Und nun wieder: Alzheimer? Das konnte doch gar nicht sein. Sie wollte jetzt nur nach Hause. In der Nacht war Schnee gefallen. Sie lief los. Doch wo ging es lang? Sie kannte doch den Weg, oder nicht? Hannah lief los, bis sie vor ihrem Haus ankam. Doch der Schlüssel passte nicht. Hannah beruhigte sich, denn ihr Mann würde sicher gleich kommen. Doch ihr Mann kam nicht. Es wurde dunkel und es schneite wieder. Sie suchte Schutz in einer Toreinfahrt in der Nachbarschaft. Niemand bemerkte sie dort.
Am nächsten Morgen erwachte Hannah durchgefroren und hungrig in der Toreinfahrt. Wo war sie hier? Wo war Ernst? Hannah ging in die gegenüber liegende Bäckerei, suchte in ihrer Handtasche nach Geld. Hannah bekam Angst, sie hatte kein Geld dabei. Sie wusste auch gar nicht, wo sie sich befand. Die Leute in der Bäckerei sprachen sie an. Sie bemerkten, dass Hannah durchgefroren war, verwirrt und orientierungslos. Sie fing an zu weinen.

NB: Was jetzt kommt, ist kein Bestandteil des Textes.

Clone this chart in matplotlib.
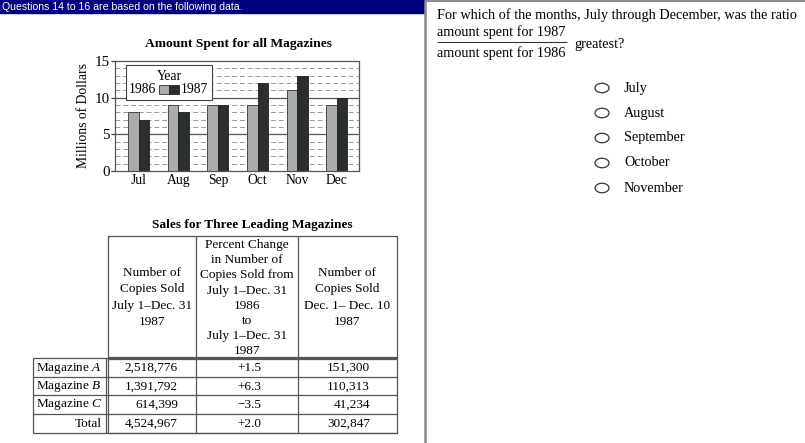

Die Polizei kam. Hannah konnte auch ihre Fragen nicht beantworten. Ihr Ehemann Ernst hatte sie bereits gestern vermisst gemeldet. Die Polizei nahm diese Vermisstenanzeige sehr ernst, denn die Familie hatte der Polizei erklärt, dass Hannah seit Monaten unter Gedächtnisstörungen leide und am Vortag einen Termin beim Neurologen hatte, von dem sie nicht heimkehrte.

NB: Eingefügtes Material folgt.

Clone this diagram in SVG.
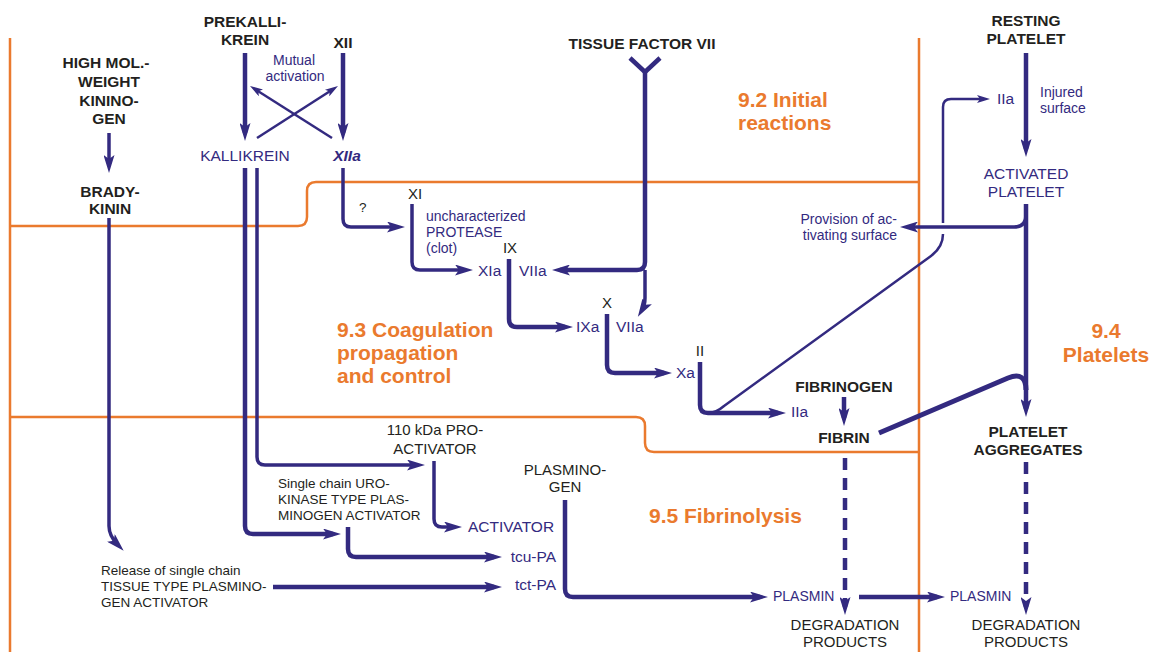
<svg xmlns="http://www.w3.org/2000/svg" width="1163" height="652" viewBox="0 0 1163 652">
  <style>
    .bg { fill: #ffffff; }
    .frame { fill: none; stroke: #EA7A2E; stroke-width: 2.5; }
    .c { fill: none; stroke: #332A80; stroke-linecap: butt; stroke-linejoin: round; }
    .w5 { stroke-width: 5; }
    .w4 { stroke-width: 4.5; }
    .w3 { stroke-width: 3.5; }
    .w2 { stroke-width: 2.5; }
    .dash { stroke-dasharray: 12 8; }
    text { font-family: "Liberation Sans", Arial, sans-serif; }
    .b { font-size: 15.5px; font-weight: bold; fill: #231F20; }
    .r { font-size: 15px; fill: #231F20; }
    .rs { font-size: 13.5px; fill: #231F20; }
    .bl { font-size: 15.5px; fill: #332A80; }
    .bs { font-size: 14px; fill: #332A80; }
    .or { font-size: 21px; font-weight: bold; fill: #EA7A2E; }
    .mid { text-anchor: middle; }
    .end { text-anchor: end; }
  </style>
  <defs>
    <marker id="ah" viewBox="0 0 18 11" refX="10" refY="5.5" markerWidth="18" markerHeight="11" markerUnits="userSpaceOnUse" orient="auto">
      <path d="M0,0 L18,5.5 L0,11 L4,5.5 z" fill="#332A80"/>
    </marker>
    <marker id="ahs" viewBox="0 0 13 8" refX="7" refY="4" markerWidth="13" markerHeight="8" markerUnits="userSpaceOnUse" orient="auto">
      <path d="M0,0 L13,4 L0,8 L3,4 z" fill="#332A80"/>
    </marker>
  </defs>
  <rect class="bg" x="0" y="0" width="1163" height="652"/>

  <!-- section frame -->
  <g id="sections">
    <path class="frame" d="M10,38 V652"/>
    <path class="frame" d="M919,38 V652"/>
    <path class="frame" d="M10,226 H298 Q307,226 307,217 V191 Q307,182 316,182 H919"/>
    <path class="frame" d="M10,417 H636 Q645,417 645,426 V443 Q645,452 654,452 H919"/>
    <text class="or" x="738" y="107">9.2 Initial</text>
    <text class="or" x="738" y="130">reactions</text>
    <text class="or" x="337" y="337">9.3 Coagulation</text>
    <text class="or" x="337" y="360">propagation</text>
    <text class="or" x="337" y="383">and control</text>
    <text class="or mid" x="1106" y="338">9.4</text>
    <text class="or mid" x="1106" y="362">Platelets</text>
    <text class="or" x="649" y="523">9.5 Fibrinolysis</text>
  </g>

  <!-- connectors -->
  <g id="connectors">
    <path class="c w4" d="M245,53 V133" marker-end="url(#ah)"/>
    <path class="c w4" d="M343,53 V133" marker-end="url(#ah)"/>
    <path class="c w2" d="M257,138 L332.95,89.24" marker-end="url(#ahs)"/>
    <path class="c w2" d="M332,138 L255.07,89.2" marker-end="url(#ahs)"/>
    <path class="c w3" d="M109,133 V165" marker-end="url(#ah)"/>
    <path class="c w3" d="M109,218 V526 Q109,536 118,545" marker-end="url(#ah)"/>
    <path class="c w4" d="M245,168 V526 Q245,534 253,534 H333" marker-end="url(#ah)"/>
    <path class="c w3" d="M257,168 V457 Q257,465 265,465 H417" marker-end="url(#ah)"/>
    <path class="c w3" d="M434,461 V519 Q434,527 442,527 H454" marker-end="url(#ah)"/>
    <path class="c w3" d="M343,168 V219 Q343,227 351,227 H397" marker-end="url(#ah)"/>
    <path class="c w3" d="M412,204 V262 Q412,270 420,270 H465" marker-end="url(#ah)"/>
    <path class="c w4" d="M509,259 V319 Q509,327 517,327 H565" marker-end="url(#ah)"/>
    <path class="c w4" d="M607,314 V365 Q607,373 615,373 H664" marker-end="url(#ah)"/>
    <path class="c w4" d="M700,362 V405 Q700,413 708,413 H778" marker-end="url(#ah)"/>
    <path class="c w4" d="M630,58 L645,72 L660,58"/>
    <path class="c w4" d="M645,72 V262 Q645,270 637,270 H560" marker-end="url(#ah)"/>
    <path class="c w3" d="M645,270 V298 Q645,305 642,310" marker-end="url(#ah)"/>
    <path class="c w2" d="M708,413 Q716,413 724,406 L931,256 Q943,247 943,234"/>
    <path class="c w2" d="M943,223 V107 Q943,99 951,99 H984" marker-end="url(#ahs)"/>
    <path class="c w4" d="M1026,53 V149" marker-end="url(#ah)"/>
    <path class="c w4" d="M1026,204 V409" marker-end="url(#ah)"/>
    <path class="c w3" d="M1026,215 Q1026,227 1014,227 H908" marker-end="url(#ah)"/>
    <path class="c w4" d="M844,397 V418" marker-end="url(#ah)"/>
    <path class="c w5" d="M879,433 L1008,378 Q1026,371 1026,390"/>
    <path class="c w4 dash" d="M845,458 V607" marker-end="url(#ah)"/>
    <path class="c w4 dash" d="M1026,462 V607" marker-end="url(#ah)"/>
    <path class="c w4" d="M565,500 V589 Q565,597 573,597 H760" marker-end="url(#ah)"/>
    <path class="c w4" d="M859,597 H937" marker-end="url(#ah)"/>
    <path class="c w4" d="M273,587 H494" marker-end="url(#ah)"/>
    <path class="c w4" d="M348,527 V549 Q348,557 356,557 H494" marker-end="url(#ah)"/>
  </g>

  <!-- contact activation -->
  <g id="prekallikrein"><text class="b mid" x="245" y="27">PREKALLI-</text><text class="b mid" x="245" y="45">KREIN</text></g>
  <g id="xii"><text class="b mid" x="343" y="48">XII</text></g>
  <g id="mutual"><text class="bs mid" x="294" y="65">Mutual</text><text class="bs mid" x="295" y="81">activation</text></g>
  <g id="kallikrein"><text class="bl mid" x="245" y="161">KALLIKREIN</text></g>
  <g id="xiia"><text class="bl mid" x="347" y="161" font-weight="bold" font-style="italic">XIIa</text></g>
  <g id="hmwk">
    <text class="b mid" x="106" y="68">HIGH MOL.-</text>
    <text class="b mid" x="109" y="87">WEIGHT</text>
    <text class="b mid" x="109" y="106">KININO-</text>
    <text class="b mid" x="109" y="124">GEN</text>
  </g>
  <g id="bradykinin"><text class="b mid" x="110" y="197">BRADY-</text><text class="b mid" x="110" y="214">KININ</text></g>

  <!-- coagulation cascade -->
  <g id="tissue-factor"><text class="b mid" x="642" y="49">TISSUE FACTOR VII</text></g>
  <g id="question"><text class="rs" x="359" y="212" font-size="12px">?</text></g>
  <g id="xi"><text class="r mid" x="415" y="199">XI</text></g>
  <g id="protease">
    <text class="bs" x="426" y="221">uncharacterized</text>
    <text class="bs" x="426" y="237">PROTEASE</text>
    <text class="bs" x="426" y="253">(clot)</text>
  </g>
  <g id="ix"><text class="r mid" x="510" y="253">IX</text></g>
  <g id="xia-viia"><text class="bl" x="478" y="276">XIa</text><text class="bl" x="519" y="276">VIIa</text></g>
  <g id="x"><text class="r mid" x="607" y="308">X</text></g>
  <g id="ixa-viia"><text class="bl" x="576" y="332">IXa</text><text class="bl" x="616" y="332">VIIa</text></g>
  <g id="ii"><text class="r mid" x="700" y="356">II</text></g>
  <g id="xa"><text class="bl" x="676" y="378">Xa</text></g>
  <g id="iia"><text class="bl" x="791" y="417">IIa</text></g>
  <g id="fibrinogen"><text class="b mid" x="844" y="392">FIBRINOGEN</text></g>
  <g id="fibrin"><text class="b mid" x="844" y="443">FIBRIN</text></g>

  <!-- platelets -->
  <g id="resting-platelet"><text class="b mid" x="1026" y="26">RESTING</text><text class="b mid" x="1026" y="44">PLATELET</text></g>
  <g id="iia-top"><text class="bl" x="997" y="104" font-size="14px">IIa</text></g>
  <g id="injured"><text class="bs" x="1040" y="97" font-size="13.5px">Injured</text><text class="bs" x="1040" y="113" font-size="13.5px">surface</text></g>
  <g id="activated-platelet"><text class="bl mid" x="1026" y="179">ACTIVATED</text><text class="bl mid" x="1026" y="197">PLATELET</text></g>
  <g id="provision"><text class="bs end" x="897" y="224">Provision of ac-</text><text class="bs end" x="897" y="240">tivating surface</text></g>
  <g id="platelet-aggregates"><text class="b mid" x="1028" y="437">PLATELET</text><text class="b mid" x="1028" y="455">AGGREGATES</text></g>

  <!-- fibrinolysis -->
  <g id="pro-activator"><text class="r mid" x="435" y="435">110 kDa PRO-</text><text class="r mid" x="435" y="454">ACTIVATOR</text></g>
  <g id="scu-pa">
    <text class="rs" x="278" y="488">Single chain URO-</text>
    <text class="rs" x="278" y="504">KINASE TYPE PLAS-</text>
    <text class="rs" x="278" y="520">MINOGEN ACTIVATOR</text>
  </g>
  <g id="activator"><text class="bl" x="468" y="532">ACTIVATOR</text></g>
  <g id="tcu-pa"><text class="bl end" x="556" y="562">tcu-PA</text></g>
  <g id="tct-pa"><text class="bl end" x="556" y="590">tct-PA</text></g>
  <g id="release">
    <text class="rs" x="101" y="575">Release of single chain</text>
    <text class="rs" x="101" y="591">TISSUE TYPE PLASMINO-</text>
    <text class="rs" x="101" y="607">GEN ACTIVATOR</text>
  </g>
  <g id="plasminogen"><text class="r mid" x="565" y="475" font-size="15.5px">PLASMINO-</text><text class="r mid" x="565" y="492" font-size="15.5px">GEN</text></g>
  <g id="plasmin-1"><text class="bs" x="773" y="601" font-size="13px">PLASMIN</text></g>
  <g id="plasmin-2"><text class="bs" x="950" y="601" font-size="13px">PLASMIN</text></g>
  <g id="degradation-1"><text class="r mid" x="845" y="630" font-size="15.5px">DEGRADATION</text><text class="r mid" x="845" y="647" font-size="15.5px">PRODUCTS</text></g>
  <g id="degradation-2"><text class="r mid" x="1026" y="630" font-size="15.5px">DEGRADATION</text><text class="r mid" x="1026" y="647" font-size="15.5px">PRODUCTS</text></g>
</svg>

Die Polizei nahm Hannah mit auf die Wache und informierte ihren Ehemann. Endlich kam Ernst. Er weinte, bedankte sich bei den Polizisten, nahm sie mit nach Hause. Hannah erklärte ihm, dass sie vor der Haustür gewartet habe, er aber nicht gekommen sei. Vor der Haustür? Ernst hatte von der Polizei erfahren, wo sie Hannah gefunden hatte. Sie war in der Bäckerei abgeholt worden, die gegenüber dem Haus lag, in dem Hannah und Ernst vor Jahrzehnten gewohnt hatten. Hannah war zu Fuß quer durch die Stadt zu diesem Haus gelaufen. Den Weg zu ihrem langjährigen neuen Zuhause hatte Hannah nicht mehr gefunden.
Die Familie hatte in der Zeit, in der Hannah gesucht wurde, die Telefonnummer der Neurologin gefunden, die Hannah vor Jahren wegen der Gedächtnisprobleme aufgesucht hatte. Sie erklärten der Neurologin, dass Hannah vermisst werde. Die Neurologin erzählte, sie hatte schon vor Jahren die Vermutung, dass sich bei Hannah eine Alzheimer Erkrankung entwickeln würde. Die Neurologin erklärte, dass sie wegen ihrer ärztlichen Schweigepflicht die Familie damals nicht hatte informieren können. Hannah hatte ihr die Weisung erteilt, mit niemandem über diesen Verdacht zu sprechen. Daran habe sie sich halten müssen, auch als Hannah nicht wieder erschienen sei. Sie hätte sich strafbar gemacht, wenn sie gegen den Willen der Patientin gehandelt hätte. Dass sie nun gegenüber der Familie Auskunft gab, war der Abwägung geschuldet, die die Neurologin in der jetzigen kritischen Situation vornehmen durfte. Hannah war vermisst, ihr Leben war in Gefahr. Die Auskunft der Neurologin sollte jetzt dazu beitragen, Hannah vor Schaden zu bewahren.